The DNC has not unveiled its rules for the subsequent debates this year and hasn't said whether it will continue to include a small-donor qualification. Removing that hurdle could provide billionaire and former New York mayor Mike Bloomberg a chance to make the debate stage. He is self-funding his campaign and isn't accepting any donations, so he cannot make the debates under the current framework.

The change would do little to boost minority candidates. Booker and Yang both met the donor threshold for January's debate, but neither polled high enough to qualify.

Some longtime observers said the whiteness of Tuesday's debate shouldn't overwhelm the reality that the Democratic Party is friendly to minorities.

"Yes, the optics will be off-putting to some observers - a bad thing for a party that will need the enthusiastic support of all sectors of its coalition," said Randall Kennedy, a Harvard Law professor who has written extensively on race. "But it is mistaken to suggest that the racial cast of the lineup means that the Democratic Party is hostile or indifferent to people of color. We need to look beneath and beyond looks."


But the absence of nonwhite candidates can limit the discussion of issues that are important to minorities.

"Where do the candidates stand on fully restoring the Voting Rights Act? On racial gerrymandering?" said the Rev. William J. Barber II, the co-chair of the Poor People's Campaign, a group focused on ending systemic racism and poverty. "It's not just who is on the stage. It is what we choose to debate on the stage."

Barber plans to fly to Iowa next week to urge the candidates to speak more about poverty.

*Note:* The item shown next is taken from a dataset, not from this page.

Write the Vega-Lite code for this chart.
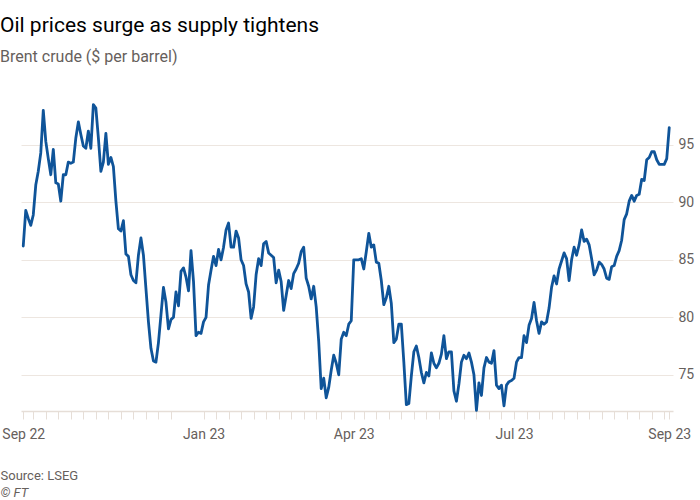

He also wanted to know how the DNC set its debate qualifications. "Who is in the room when the rules are made? And why are they made in such a way that could create this lack of diversity?" he asked.

He also pushed major minority groups to advocate for change, suggesting that the Congressional Black Caucus and Congressional Hispanic Caucus should pull their endorsements until the debate stage reflects the country.

"We have to be sure we put in front of America the issues that are important to America and a picture that looks like America," he said.